I have to disagree with that statement because many other peoples have the same type of mixture in their folklore. It is especially prevalent among the indigenous peoples, where all things had to be explained and they could only use what they knew to provide the explanation. When you cannot provide a sound reason, you will reach for the fantastic. Since the Irish folklore sprang out of Druidic and Celtic beliefs before mixing with Saxon and Norman beliefs, it is based in these indigenous "explanations."

It is impossible to select a favorite from among these stories. I loved every one of them and enjoy sitting down with this book over and over. The stories never grow old and are ideal for retelling a thousand times. If anything, the characters will grow deeper and more colorful with time and familiarity. They become like old friends.

"The Chivalric Quest" will take you on a roller coaster of emotions. It teaches us that age-old lesson about always keeping our word. The hero knight does not actually mean to break his word. He just gets a bit forgetful when he gets in the company of his friends. (Yes. This one could be titled "Boys Will Be Boys.") His woman is scorned and deals with him excessively harshly. The poor knight.

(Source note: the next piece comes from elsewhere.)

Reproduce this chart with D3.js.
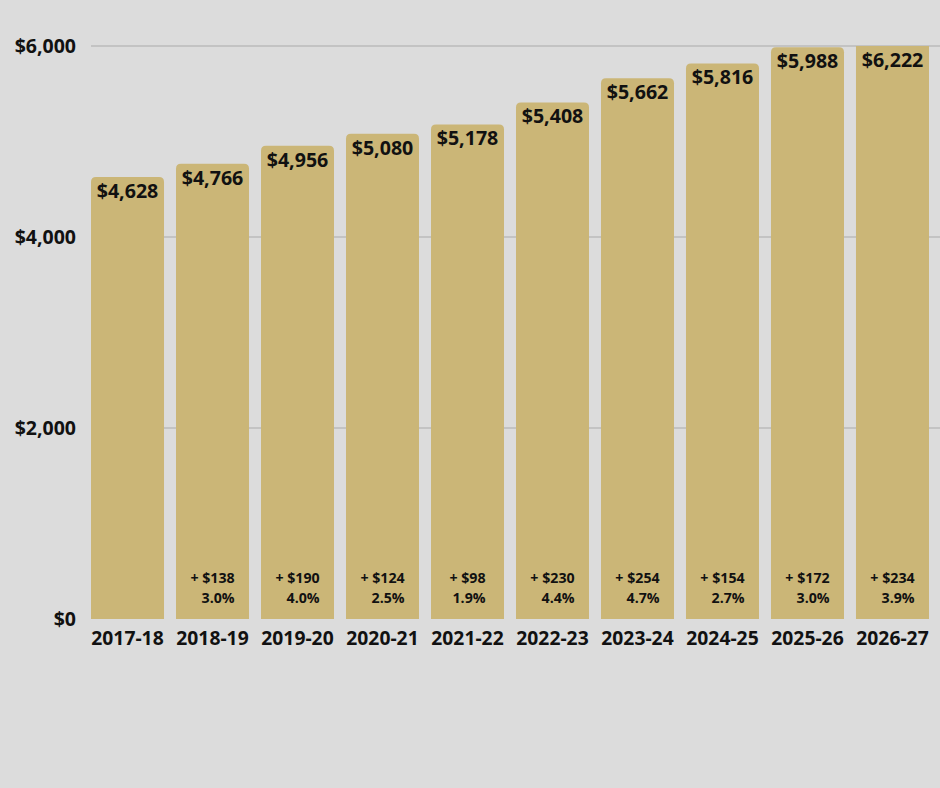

Will things work out in the end, or is all lost for him?

"The Demon Cat" is about a fisherman's wife and the devil. The devil takes on the guise of a huge black cat and begins to sneak into the house and eat all the best fish. Eventually he gets brave enough to confront the woman and her friend. A passerby hears the women screaming and rushes to their rescue. But he is driven from the house with deep scratches pouring blood. The cat is extremely powerful and manages to drive the women from the house. What will they do? How will they regain possession of the home? Can anyone help them?

Get this book and enjoy these splendid tales of Irish culture and beliefs. It will become one of your most treasured books!